Je n’ai pas l’impression de travailler! Je vis de ma passion, je kiffe chaque moment. Sincèrement, je plains les personnes frustrées et aigries qui font un travail qui ne leur convient pas.
Avez-vous déjà pris une décision importante sur un simple instinct, sans trop réfléchir?
«Je m’écoute en fait. Mes projets sont dictés par le cœur, jamais par l’argent. Si je devais commencer à me poser des questions sur l’argent, ce serait la fin de tout. Avant qu’un projet te rapporte ne serait-ce que 1 euro, il se passe des années… Donc tout est guidé par la notion de savoir ce qui me fait vraiment plaisir. J’ai un rythme de fou, on me demande souvent comment je fais. Mais moi, je n’ai pas l’impression de travailler! Je vis de ma passion, je kiffe chaque moment. Sincèrement, je plains les personnes frustrées et aigries qui font un travail qui ne leur convient pas. La vie est trop courte, je veux la bouffer tous les jours.
Si vous deviez résumer en une phrase ce que votre carrière vous a appris sur vous-même, que diriez-vous?
«Le principal enseignement, c’est que tu peux ne pas partir avec les bonnes cartouches mais y arriver quand même.
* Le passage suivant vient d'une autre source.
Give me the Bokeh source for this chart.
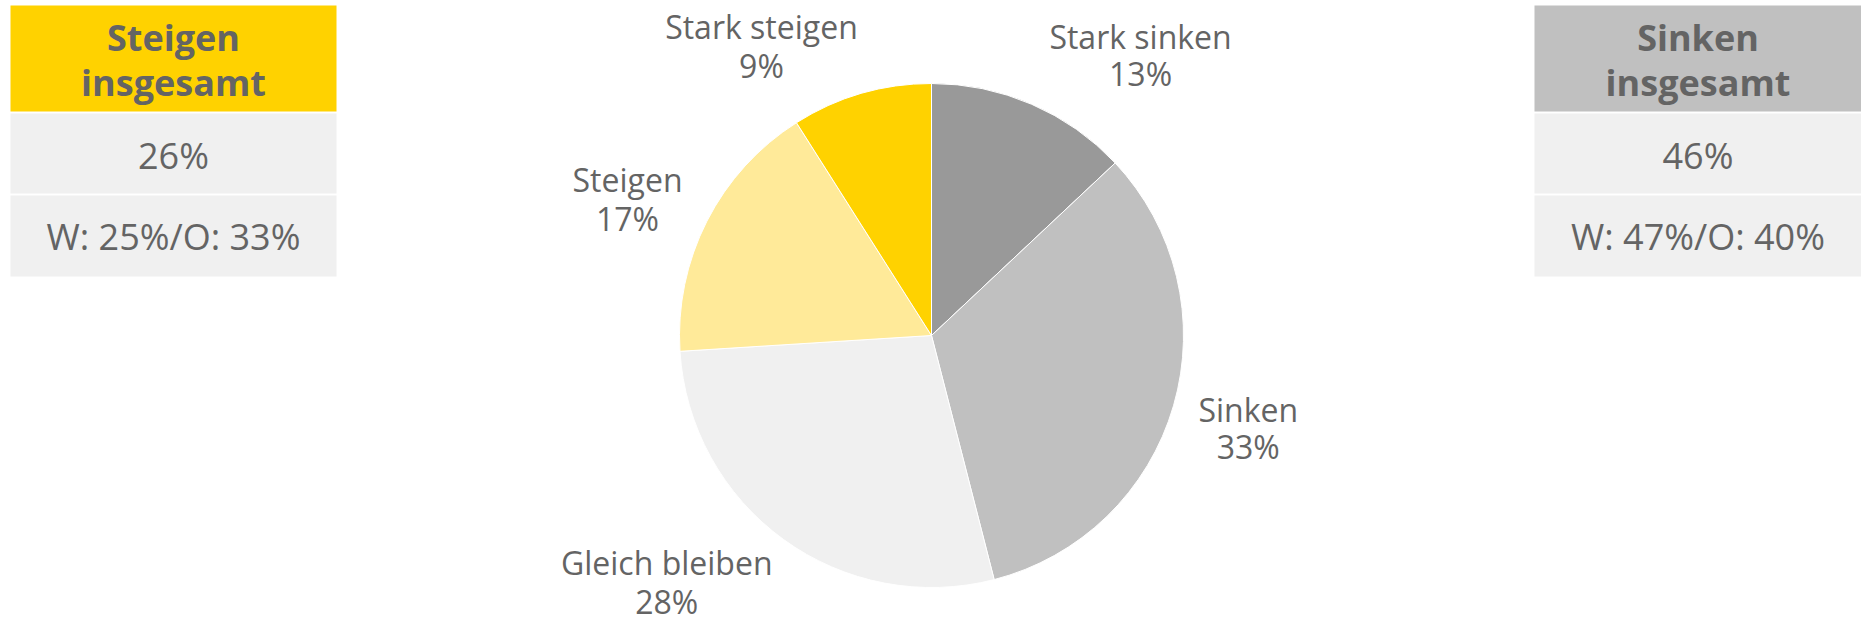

J’étais mauvais élève, toujours un peu à la ramasse, et étant restaurateurs, mes parents n’avaient pas le temps de me suivre dans les études. Mais tu peux partir de ça et te construire quand même. C’est la volonté qui prime.
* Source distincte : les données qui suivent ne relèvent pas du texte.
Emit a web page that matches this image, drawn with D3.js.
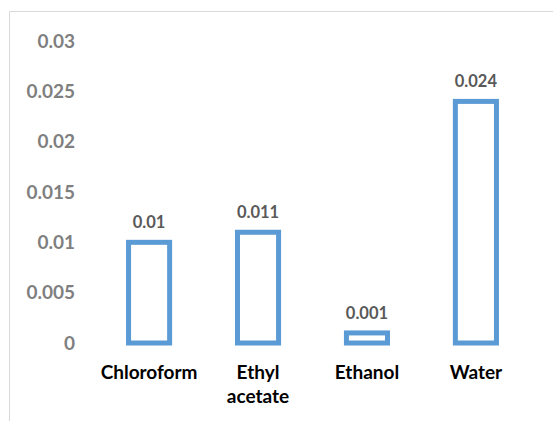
<!DOCTYPE html>
<html>
<head>
<meta charset="utf-8">
<script src="https://cdnjs.cloudflare.com/ajax/libs/d3/7.8.5/d3.min.js"></script>
<style>
  body { margin: 0; background: #fff; }
  svg { display: block; font-family: Lato, "Open Sans", sans-serif; font-weight: 700; }
</style>
</head>
<body>
<svg width="553" height="421"></svg>
<script>
// chart data
var categories = ["Chloroform", "Ethyl acetate", "Ethanol", "Water"];
var values = [0.01, 0.011, 0.001, 0.024];
var valueLabels = ["0.01", "0.011", "0.001", "0.024"];
var tickValues = [0, 0.005, 0.01, 0.015, 0.02, 0.025, 0.03];
var tickLabels = ["0", "0.005", "0.01", "0.015", "0.02", "0.025", "0.03"];

var svg = d3.select("svg");

// outer frame (only top and left edges show in the crop)
svg.append("path")
  .attr("d", "M9.5,421V11.5H553")
  .attr("fill", "none")
  .attr("stroke", "#d9d9d9")
  .attr("stroke-width", 1);

var x = d3.scaleBand()
  .domain(categories)
  .range([95, 530])
  .paddingInner(0.577)
  .paddingOuter(0.285);

var y = d3.scaleLinear()
  .domain([0, 0.03])
  .range([343, 41]);

// y axis labels
var yAxis = svg.append("g")
  .attr("transform", "translate(75,0)")
  .call(d3.axisLeft(y)
    .tickValues(tickValues)
    .tickSize(0)
    .tickPadding(0)
    .tickFormat(function(d, i){ return tickLabels[i]; }));
yAxis.select(".domain").remove();
yAxis.selectAll("text")
  .attr("fill", "#7f7f7f")
  .style("font-size", "19px")
  .style("font-family", "Lato, sans-serif")
  .style("font-weight", "700");

// bars (outlined)
var sw = 5;
svg.append("g")
  .selectAll("rect")
  .data(values)
  .enter()
  .append("rect")
    .attr("x", function(d, i){ return x(categories[i]) + sw / 2; })
    .attr("width", x.bandwidth() - sw)
    .attr("y", function(d){ return y(d); })
    .attr("height", function(d){ return y(0) - y(d); })
    .attr("fill", "#fff")
    .attr("stroke", "#5b9bd5")
    .attr("stroke-width", sw);

// value labels
svg.append("g")
  .selectAll("text")
  .data(values)
  .enter()
  .append("text")
    .attr("x", function(d, i){ return x(categories[i]) + x.bandwidth() / 2; })
    .attr("y", function(d){ return y(d) - 14; })
    .attr("text-anchor", "middle")
    .attr("fill", "#595959")
    .style("font-size", "16.5px")
    .text(function(d, i){ return valueLabels[i]; });

// category labels, wrapped on spaces
var cat = svg.append("g")
  .selectAll("text")
  .data(categories)
  .enter()
  .append("text")
    .attr("x", function(d){ return x(d) + x.bandwidth() / 2; })
    .attr("y", 379)
    .attr("text-anchor", "middle")
    .attr("fill", "#000")
    .style("font-size", "19px");
cat.each(function(d){
  var t = d3.select(this);
  d.split(" ").forEach(function(w, k){
    t.append("tspan")
      .attr("x", t.attr("x"))
      .attr("dy", k === 0 ? 0 : 24)
      .text(w);
  });
});
</script>
</body>
</html>
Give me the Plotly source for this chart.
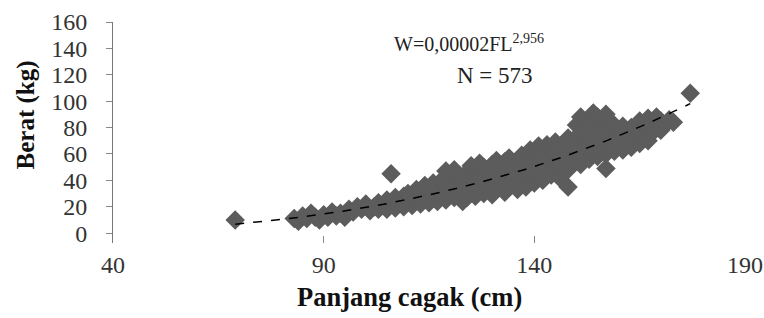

Qu’est-ce qu’il penserait, le «cancre» de 15 ans, du Alexandre Keff d’aujourd’hui?
«Il serait content. Il voulait faire pilote, et il l’est devenu. Bon, l’hôtellerie-restauration en revanche, ce n’était pas prévu. Alors je pense qu’il serait surpris. Agréablement surpris.
Et vous, à 45 ans? Que diriez-vous à l’ado que vous étiez dans les années 1990?
«Les 18 ans, c’est l’année où tu as ta voiture, où tu découvres la vie étudiante, où tu sors… ‘Prépare-toi. Prépare-toi à en ch…’ Voilà ce que je lui dirais.
Si votre carrière était un film ou un livre, quel en serait le titre… et pourquoi?
«Récemment, j’ai vu la série ‘Tapie’, sur Netflix. Je m’identifie un peu à Bernard Tapie. Le côté magouilleur en moins! Il y a des limites que je ne dépasse pas.
En moins rentre-dedans aussi?
«Rentre-dedans, je peux l’être beaucoup, même avec des politiques haut placés. J’ai des convictions, je ne fais pas la cour, c’est ce qui me vaut d’avoir gagné du respect.
Moralité?
«Je suis en paix. Si je dois partir demain à cause d’un accident, je suis tranquille, j’ai déjà vécu plusieurs vies. J’ai parcouru le monde, j’ai réalisé des projets, j’en ai encore, et même des projets insensés, je touche de plus ou moins loin à la politique (via l’agence Moselle Attractivité, côté français, dont il est l’un des vice-présidents, ndlr)… Mon parcours est fou, il part dans tous les sens. Franchement, je suis épanoui.»